Peki bahsedilen mükemmel algoritmalar neler? Her gün kullandığımız arama motoru indeksleme, google’ın diğerlerinden daha başarılı olmasını sağlayan teknoloji “Page Rank”, açık anahtarlı şifreleme, hata kodları, biçim tanıma (yapay zeka ile ilgili), veri sıkıştırma, veri tabanları, sayısal imzalar ve çökme algılayan uygulamalar(aslında hesaplanabilir olan ve olmayanın saptanması ile ilgili bir bölüm). Yani diğer bir deyişle internette alışveriş yaparken, ATM’den para çekerken, google’da arama yaparken işleyen algoritmalar, video izlerken ve fotoğraflara bakarken kullandığımız algoritmalar.
Bazı noktaları, eski okuduğum bilgileri hatırlattığından daha fazla ilgimi çekti. Biçim tanıma ile ilgili konuyu anlatırken bilinç tanımını harika bir biçimde yapmış: “Eğer kendi beynimize girip oradaki sinir hücrelerini arasındaki ilişkilerin gücünü inceleyebilme yeteneğimiz olsaydı, bunların çok büyük bir bölümünün gelişi güzel olduğunu görürdük. Ancak toplu halde davrandıklarında aslında bu dağınık bağlantı güçleri bizim zeki davranışımızı oluşturmakta!”
Veri sıkıştırma ile ilgili bölümde ise, üniversitelerin aslında nasıl olması gerektiğiyle ilgili bir hikâye okuyarak oradakileri kıskandım. (Eminim ülkemizdeki hocalar da böyle öğrencileri bulamamaktan şikayetçidirler.) Literatürü takip eden bir MIT hocası, Shannon’ un makalelerinde, daha iyi veri sıkıştırma yöntemlerinin bulunabileceğinin kanıtlandığını fakat onların henüz bulunamamış olduğunu biliyordu. Bu konuyu lisansüstü öğrencilerine ödev olarak verdi ve David Huffman adındaki öğrenci ödevi yaptı. Huffman kodlaması olarak tarihteki yerini alan kodlamayı geliştirdi.

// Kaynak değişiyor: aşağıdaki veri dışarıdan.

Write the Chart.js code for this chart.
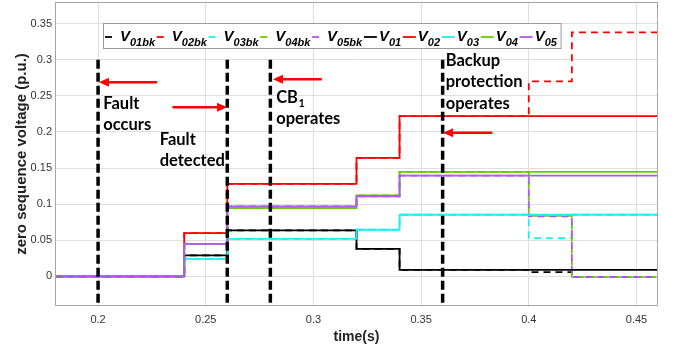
<!DOCTYPE html>
<html>
<head>
<meta charset="utf-8">
<script src="https://cdn.jsdelivr.net/npm/chart.js@4.4.1/dist/chart.umd.min.js"></script>
<style>
    html, body { margin: 0; padding: 0; background: #fff; }
    #wrap { width: 675px; height: 349px; }
</style>
</head>
<body>
<div id="wrap"><canvas id="grafico" width="675" height="349"></canvas></div>
<script>
// ===== DADOS =====
// instantes em que os degraus mudam (s); o último ponto só fecha a linha
const tempos = [0.18, 0.24, 0.26, 0.32, 0.34, 0.40, 0.42, 0.46];

// tensões com proteção principal
const v01 = [0, 0.029, 0.0636, 0.038, 0.009, 0.009, 0.009, 0.009];
const v02 = [0, 0.060, 0.128, 0.164, 0.222, 0.222, 0.222, 0.222];
const v03 = [0, 0.0243, 0.052, 0.0646, 0.0854, 0.0854, 0.0854, 0.0854];
const v04 = [0, 0.045, 0.0947, 0.112, 0.1447, 0.1447, 0.1447, 0.1447];
const v05 = [0, 0.045, 0.097, 0.111, 0.1396, 0.1396, 0.1396, 0.1396];

// tensões com proteção de retaguarda (backup)
const v01bk = [0, 0.029, 0.0636, 0.038, 0.009, 0.006, -0.001, -0.001];
const v02bk = [0, 0.060, 0.128, 0.164, 0.222, 0.270, 0.338, 0.338];
const v03bk = [0, 0.0243, 0.052, 0.0646, 0.0854, 0.053, 0.0854, 0.0854];
const v04bk = [0, 0.045, 0.0947, 0.112, 0.1447, 0.084, -0.001, -0.001];
const v05bk = [0, 0.045, 0.097, 0.111, 0.1396, 0.083, -0.001, -0.001];

// eventos (linhas verticais tracejadas)
const eventos = [0.2, 0.26, 0.28, 0.36];
const topoEvento = 0.3;

// eixos
const marcasX = [0.2, 0.25, 0.3, 0.35, 0.4, 0.45];
const marcasY = [0, 0.05, 0.1, 0.15, 0.2, 0.25, 0.3, 0.35];
const xMin = 0.18, xMax = 0.46;
const yMin = -0.041, yMax = 0.38;

const VERMELHO = '#ff0000';
const CIANO = '#1ef0f0';
const VERDE = '#66cc00';
const ROXO = '#b155ff';
const PRETO = '#000000';

function serie(sub, valores, cor, tracejado) {
    return {
        label: sub,
        data: tempos.map((t, i) => ({ x: t, y: valores[i] })),
        borderColor: cor,
        backgroundColor: cor,
        borderWidth: 1.8,
        borderDash: tracejado ? [7, 5] : [],
        stepped: 'before',
        pointRadius: 0,
        fill: false,
        tracejado: tracejado
    };
}

// séries (na ordem da legenda)
const seriesLegenda = [
    serie('01bk', v01bk, PRETO, true),
    serie('02bk', v02bk, VERMELHO, true),
    serie('03bk', v03bk, CIANO, true),
    serie('04bk', v04bk, VERDE, true),
    serie('05bk', v05bk, ROXO, true),
    serie('01', v01, PRETO, false),
    serie('02', v02, VERMELHO, false),
    serie('03', v03, CIANO, false),
    serie('04', v04, VERDE, false),
    serie('05', v05, ROXO, false)
];

// linhas dos eventos
const linhasEvento = eventos.map(t => ({
    label: 'evento',
    data: [{ x: t, y: topoEvento }, { x: t, y: yMin }],
    borderColor: '#000',
    borderWidth: 3.5,
    borderDash: [9, 4],
    pointRadius: 0,
    fill: false
}));

// ordem de desenho: o primeiro dataset fica por cima
const ordemDesenho = [...linhasEvento, ...seriesLegenda.slice().reverse()];

// ===== Setas e textos =====
const setas = [
    { x0: 0.2274, x1: 0.2004, y: 0.269 },
    { x0: 0.2345, x1: 0.2599, y: 0.2344 },
    { x0: 0.3039, x1: 0.2812, y: 0.273 },
    { x0: 0.3831, x1: 0.3602, y: 0.199 }
];
const textos = [
    { x: 0.2024, y: 0.2322, linhas: ['Fault', 'occurs'] },
    { x: 0.2286, y: 0.1826, linhas: ['Fault', 'detected'] },
    { x: 0.2827, y: 0.2406, linhas: ['CB', 'operates'], sub: '1' },
    { x: 0.3614, y: 0.2914, linhas: ['Backup', 'protection', 'operates'] }
];

const pluginAnotacoes = {
    id: 'anotacoes',
    afterDatasetsDraw(chart) {
        const ctx = chart.ctx;
        const sx = chart.scales.x, sy = chart.scales.y;
        ctx.save();

        // setas vermelhas
        ctx.strokeStyle = VERMELHO;
        ctx.fillStyle = VERMELHO;
        ctx.lineWidth = 2.5;
        setas.forEach(s => {
            const a = sx.getPixelForValue(s.x0);
            const b = sx.getPixelForValue(s.x1);
            const y = sy.getPixelForValue(s.y);
            const dir = b > a ? 1 : -1;
            ctx.beginPath();
            ctx.moveTo(a, y);
            ctx.lineTo(b - dir * 8, y);
            ctx.stroke();
            ctx.beginPath();
            ctx.moveTo(b, y);
            ctx.lineTo(b - dir * 10, y - 4.5);
            ctx.lineTo(b - dir * 10, y + 4.5);
            ctx.closePath();
            ctx.fill();
        });

        // textos
        ctx.fillStyle = '#000';
        ctx.textAlign = 'left';
        ctx.textBaseline = 'alphabetic';
        textos.forEach(t => {
            const x = sx.getPixelForValue(t.x);
            const y0 = sy.getPixelForValue(t.y);
            t.linhas.forEach((linha, i) => {
                ctx.font = 'bold 16.5px Lato';
                ctx.fillText(linha, x, y0 + i * 21.5);
                if (i === 0 && t.sub) {
                    const w = ctx.measureText(linha).width;
                    ctx.font = 'bold 11px Lato';
                    ctx.fillText(t.sub, x + w + 0.5, y0 + 4);
                }
            });
        });
        ctx.restore();
    }
};

// ===== Moldura e legenda =====
const pluginMoldura = {
    id: 'moldura',
    afterDraw(chart) {
        const ctx = chart.ctx;
        const a = chart.chartArea;
        ctx.save();
        ctx.strokeStyle = '#a6a6a6';
        ctx.lineWidth = 1;
        ctx.strokeRect(a.left + 0.5, a.top + 0.5, a.right - a.left - 1, a.bottom - a.top - 1);

        // legenda com subscritos
        const caixa = { x: 103, y: 23, h: 25 };
        const fonteV = 'italic bold 15px "Liberation Sans"';
        const fonteSub = 'italic bold 11px "Liberation Sans"';
        const itens = [];
        let x = caixa.x + 2;
        seriesLegenda.forEach(s => {
            const comp = s.tracejado ? 7 : 13;
            const folga = s.tracejado ? 8 : 2;
            ctx.font = fonteV;
            const wV = ctx.measureText('V').width;
            ctx.font = fonteSub;
            const wS = ctx.measureText(s.label).width;
            itens.push({ s, x, comp, tx: x + comp + folga, wV });
            x = x + comp + folga + wV + wS + 1.7;
        });
        const largura = x - caixa.x + 2;
        ctx.fillStyle = '#fff';
        ctx.fillRect(caixa.x, caixa.y, largura, caixa.h);
        ctx.strokeStyle = '#9a9a9a';
        ctx.strokeRect(caixa.x + 0.5, caixa.y + 0.5, largura, caixa.h);

        itens.forEach(it => {
            const yl = caixa.y + 14;
            ctx.strokeStyle = it.s.borderColor;
            ctx.lineWidth = 1.8;
            ctx.beginPath();
            ctx.moveTo(it.x, yl);
            ctx.lineTo(it.x + it.comp, yl);
            ctx.stroke();
            ctx.fillStyle = '#000';
            ctx.font = fonteV;
            ctx.fillText('V', it.tx, caixa.y + 18);
            ctx.font = fonteSub;
            ctx.fillText(it.s.label, it.tx + it.wV, caixa.y + 23);
        });
        ctx.restore();
    }
};

// sem folgas extras nos eixos, a área do gráfico fica fixa
function semFolga(s) {
    s.paddingTop = 0;
    s.paddingBottom = 0;
    s.paddingLeft = 0;
    s.paddingRight = 0;
}

// ===== Gráfico =====
const ctxGrafico = document.getElementById('grafico').getContext('2d');
const grafico = new Chart(ctxGrafico, {
    type: 'line',
    data: { datasets: ordemDesenho },
    options: {
        responsive: false,
        animation: false,
        devicePixelRatio: 1,
        layout: { padding: { top: 2, right: 17, left: 0, bottom: 0 } },
        plugins: {
            legend: { display: false },
            tooltip: { enabled: false }
        },
        scales: {
            x: {
                type: 'linear',
                min: xMin,
                max: xMax,
                afterBuildTicks: s => { s.ticks = marcasX.map(v => ({ value: v })); },
                afterFit: s => { s.height = 43; semFolga(s); },
                grid: { color: '#dedede', drawTicks: false },
                border: { display: false },
                ticks: {
                    padding: 7,
                    color: '#333',
                    font: { family: 'Liberation Sans', size: 11 },
                    callback: v => String(v)
                },
                title: {
                    display: true,
                    text: 'time(s)',
                    color: '#222',
                    font: { family: 'Liberation Sans', size: 14, weight: 'bold' },
                    padding: { top: 0, bottom: 3 }
                }
            },
            y: {
                type: 'linear',
                min: yMin,
                max: yMax,
                afterBuildTicks: s => { s.ticks = marcasY.map(v => ({ value: v })); },
                afterFit: s => { s.width = 55; semFolga(s); },
                grid: { color: '#dedede', drawTicks: false },
                border: { display: false },
                ticks: {
                    padding: 3,
                    color: '#333',
                    font: { family: 'Liberation Sans', size: 11 },
                    callback: v => String(v)
                },
                title: {
                    display: true,
                    text: 'zero sequence voltage (p.u.)',
                    color: '#222',
                    font: { family: 'Liberation Sans', size: 15, weight: 'bold' },
                    padding: { top: 13, bottom: 0 }
                }
            }
        }
    },
    plugins: [pluginAnotacoes, pluginMoldura]
});
</script>
</body>
</html>
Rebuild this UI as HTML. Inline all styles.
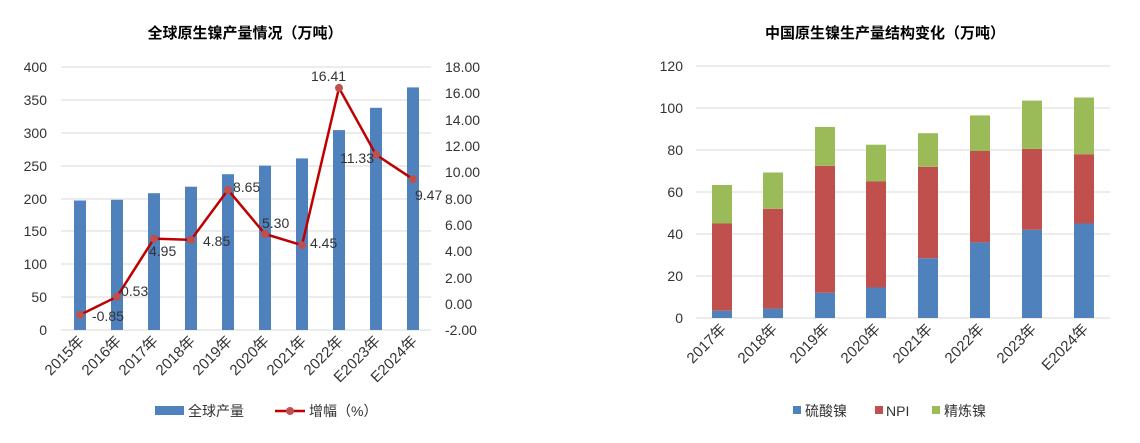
<!DOCTYPE html>
<html><head><meta charset="utf-8"><style>body{margin:0;background:#fff}svg{display:block}text{font-family:"Liberation Sans","Noto Sans CJK SC",sans-serif;fill:#333}</style></head><body>
<svg width="1140" height="443" viewBox="0 0 1140 443">
<text x="245" y="38" font-size="15" font-weight="bold" text-anchor="middle" style="fill:#000">全球原生镍产量情况（万吨）</text>
<text x="885" y="38" font-size="15" font-weight="bold" text-anchor="middle" style="fill:#000">中国原生镍生产量结构变化（万吨）</text>
<g stroke="#d9d9d9" stroke-width="1">
<line x1="61" x2="431" y1="67" y2="67"/><line x1="61" x2="431" y1="100" y2="100"/><line x1="61" x2="431" y1="133" y2="133"/><line x1="61" x2="431" y1="166" y2="166"/><line x1="61" x2="431" y1="199" y2="199"/><line x1="61" x2="431" y1="231" y2="231"/><line x1="61" x2="431" y1="264" y2="264"/><line x1="61" x2="431" y1="297" y2="297"/><line x1="61" x2="431" y1="330" y2="330"/>
<line x1="696" x2="1110" y1="66" y2="66"/><line x1="696" x2="1110" y1="108" y2="108"/><line x1="696" x2="1110" y1="150" y2="150"/><line x1="696" x2="1110" y1="192" y2="192"/><line x1="696" x2="1110" y1="234" y2="234"/><line x1="696" x2="1110" y1="276" y2="276"/><line x1="696" x2="1110" y1="318" y2="318"/>
</g>
<g font-size="14" text-anchor="end">
<text x="47" y="72">400</text><text x="47" y="105">350</text><text x="47" y="138">300</text><text x="47" y="171">250</text><text x="47" y="204">200</text><text x="47" y="236">150</text><text x="47" y="269">100</text><text x="47" y="302">50</text><text x="47" y="335">0</text>
<text x="683" y="71">120</text><text x="683" y="113">100</text><text x="683" y="155">80</text><text x="683" y="197">60</text><text x="683" y="239">40</text><text x="683" y="281">20</text><text x="683" y="323">0</text>
</g>
<g font-size="14">
<text x="445" y="72">18.00</text><text x="445" y="98">16.00</text><text x="445" y="125">14.00</text><text x="445" y="151">12.00</text><text x="445" y="177">10.00</text><text x="445" y="204">8.00</text><text x="445" y="230">6.00</text><text x="445" y="256">4.00</text><text x="445" y="283">2.00</text><text x="445" y="309">0.00</text><text x="445" y="335">-2.00</text>
</g>
<g fill="#4f81bd">
<rect x="74" y="200.5" width="12" height="129.5"/><rect x="111" y="199.8" width="12" height="130.2"/><rect x="148" y="193.2" width="12" height="136.8"/><rect x="185" y="186.7" width="12" height="143.3"/><rect x="222" y="174.2" width="12" height="155.8"/><rect x="259" y="165.6" width="12" height="164.4"/><rect x="296" y="158.4" width="12" height="171.6"/><rect x="333" y="130.1" width="12" height="199.9"/><rect x="370" y="107.8" width="12" height="222.2"/><rect x="407" y="87.4" width="12" height="242.6"/>
</g>
<polyline fill="none" stroke="#c00000" stroke-width="2.5" points="80,314.9 117,296.7 154,238.6 191,239.9 228,189.9 265,234 302,245.2 339,87.9 376,154.7 413,179.2"/>
<g fill="#c0504d"><circle cx="80" cy="314.9" r="4"/><circle cx="117" cy="296.7" r="4"/><circle cx="154" cy="238.6" r="4"/><circle cx="191" cy="239.9" r="4"/><circle cx="228" cy="189.9" r="4"/><circle cx="265" cy="234" r="4"/><circle cx="302" cy="245.2" r="4"/><circle cx="339" cy="87.9" r="4"/><circle cx="376" cy="154.7" r="4"/><circle cx="413" cy="179.2" r="4"/></g>
<g font-size="14" style="fill:#222">
<text x="92" y="321">-0.85</text><text x="121" y="296">0.53</text><text x="149" y="256">4.95</text><text x="203" y="246">4.85</text><text x="233" y="192">8.65</text><text x="262" y="228">5.30</text><text x="310" y="248">4.45</text><text x="311" y="81">16.41</text><text x="340" y="163">11.33</text><text x="415" y="200">9.47</text>
</g>
<g font-size="15" text-anchor="end">
<text transform="translate(85,342) rotate(-45)">2015年</text><text transform="translate(122,342) rotate(-45)">2016年</text><text transform="translate(159,342) rotate(-45)">2017年</text><text transform="translate(196,342) rotate(-45)">2018年</text><text transform="translate(233,342) rotate(-45)">2019年</text><text transform="translate(270,342) rotate(-45)">2020年</text><text transform="translate(307,342) rotate(-45)">2021年</text><text transform="translate(344,342) rotate(-45)">2022年</text><text transform="translate(381,342) rotate(-45)">E2023年</text><text transform="translate(418,342) rotate(-45)">E2024年</text>
<text transform="translate(727,330) rotate(-45)">2017年</text><text transform="translate(778,330) rotate(-45)">2018年</text><text transform="translate(830,330) rotate(-45)">2019年</text><text transform="translate(881,330) rotate(-45)">2020年</text><text transform="translate(933,330) rotate(-45)">2021年</text><text transform="translate(985,330) rotate(-45)">2022年</text><text transform="translate(1037,330) rotate(-45)">2023年</text><text transform="translate(1089,330) rotate(-45)">E2024年</text>
</g>
<g>
<rect x="712" y="310.7" width="20" height="7.3" fill="#4f81bd"/><rect x="712" y="223.5" width="20" height="87.2" fill="#c0504d"/><rect x="712" y="185" width="20" height="38.5" fill="#9bbb59"/>
<rect x="763" y="308.6" width="20" height="9.4" fill="#4f81bd"/><rect x="763" y="208.8" width="20" height="99.8" fill="#c0504d"/><rect x="763" y="172.5" width="20" height="36.3" fill="#9bbb59"/>
<rect x="815" y="292.8" width="20" height="25.2" fill="#4f81bd"/><rect x="815" y="165.8" width="20" height="127" fill="#c0504d"/><rect x="815" y="126.9" width="20" height="38.9" fill="#9bbb59"/>
<rect x="866" y="287.5" width="20" height="30.5" fill="#4f81bd"/><rect x="866" y="181.5" width="20" height="106" fill="#c0504d"/><rect x="866" y="144.7" width="20" height="36.8" fill="#9bbb59"/>
<rect x="918" y="258.2" width="20" height="59.8" fill="#4f81bd"/><rect x="918" y="166.8" width="20" height="91.4" fill="#c0504d"/><rect x="918" y="133.2" width="20" height="33.6" fill="#9bbb59"/>
<rect x="970" y="242.4" width="20" height="75.6" fill="#4f81bd"/><rect x="970" y="151" width="20" height="91.4" fill="#c0504d"/><rect x="970" y="115.4" width="20" height="35.6" fill="#9bbb59"/>
<rect x="1022" y="229.8" width="20" height="88.2" fill="#4f81bd"/><rect x="1022" y="148.9" width="20" height="80.9" fill="#c0504d"/><rect x="1022" y="100.6" width="20" height="48.3" fill="#9bbb59"/>
<rect x="1074" y="223.5" width="20" height="94.5" fill="#4f81bd"/><rect x="1074" y="154.2" width="20" height="69.3" fill="#c0504d"/><rect x="1074" y="97.5" width="20" height="56.7" fill="#9bbb59"/>
</g>
<g font-size="14">
<rect x="155" y="406" width="29" height="9" fill="#4f81bd"/><text x="188" y="416">全球产量</text>
<line x1="275" x2="305" y1="411" y2="411" stroke="#c00000" stroke-width="2.5"/><circle cx="290" cy="411" r="4" fill="#c0504d"/><text x="309" y="416">增幅（%）</text>
<rect x="793" y="406" width="8" height="8" fill="#4f81bd"/><text x="805" y="416">硫酸镍</text>
<rect x="875" y="406" width="8" height="8" fill="#c0504d"/><text x="886" y="416">NPI</text>
<rect x="932" y="406" width="8" height="8" fill="#9bbb59"/><text x="944" y="416">精炼镍</text>
</g>
</svg>
</body></html>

Veri tabanı ile ilgili bölüm özellikle hoşuma gitti. Oradaki her örnek harika ve anlaşılır.
Yazar, son olarak geleceğe dair bir bölüm eklemiş. Gelecekte bulunacak algoritmaların buradakileri silebileceğinden bahsetmiş. Geleceğe dair tahminlerini sıralamış. Oradaki kısımları biraz açacak olsa bir kitap daha çıkar. Elinden geldiğince kısa kesmeye çalışmış.
Kitap için bazı eleştirilerim var:
Kitabın geneli iyi çevrilmiş ama sanki bilişim sektöründe olmayan biri tarafından çevrilmiş gibi. Bu kitabın muhtevası ve yazar açısından iyi bir şey; ama Türkçe’ ye çevrilmemesi gereken yerler çevrilmiş. Buna karşıyım. Örneğin ikinci bölümde <head> </head> taglarını başlık şeklinde çevirmiş (sayfa 27). Aslında yazar oradaki bilgiyi verirken orijinallerini göstermek için o etiketleri yazmış. Çevrilince olmamış.
Çeviri hatası mı yoksa yazarın hatası mı bilmiyorum fakat açık anahtarlı şifrelemenin uygulanması ile ilgili bölümde işlerin karıştığı noktadaki şeklin sonu yanlış. Süreçleri takip eden kişi bu işlerden anlamıyorsa kafası karışır. Arnold’un tarafındaki değer (39) olmalı. (Sayfa 75)
Çeviri hatası olmasını umduğum başka bir problem de hata düzeltme kodları bölümünde. Kodlama şifreleme demek değildir. Bazı yerlerde kodlama yerine şifreleme kullanılmış. Zaten kod, parola ve şifre ülke olarak yabancı olmadığımız ama yanlış kullandığımız kelimeler. Hatalı kelime kullanımına bir katkı da bu kitaptan gelmemeliydi (sayfa 89).
Kitabın adıyla ilgili bir de önerim var. Keşke kitabın adı “Dünyayı Değiştiren Dokuz algoritma” gibi bir isim olsaydı. Nedeni benim için çok sarih, gelecek daha gelmedi.
Not: Hatalar ilk basımdaki hatalar, belki de bir sonraki basımda düzeltirler.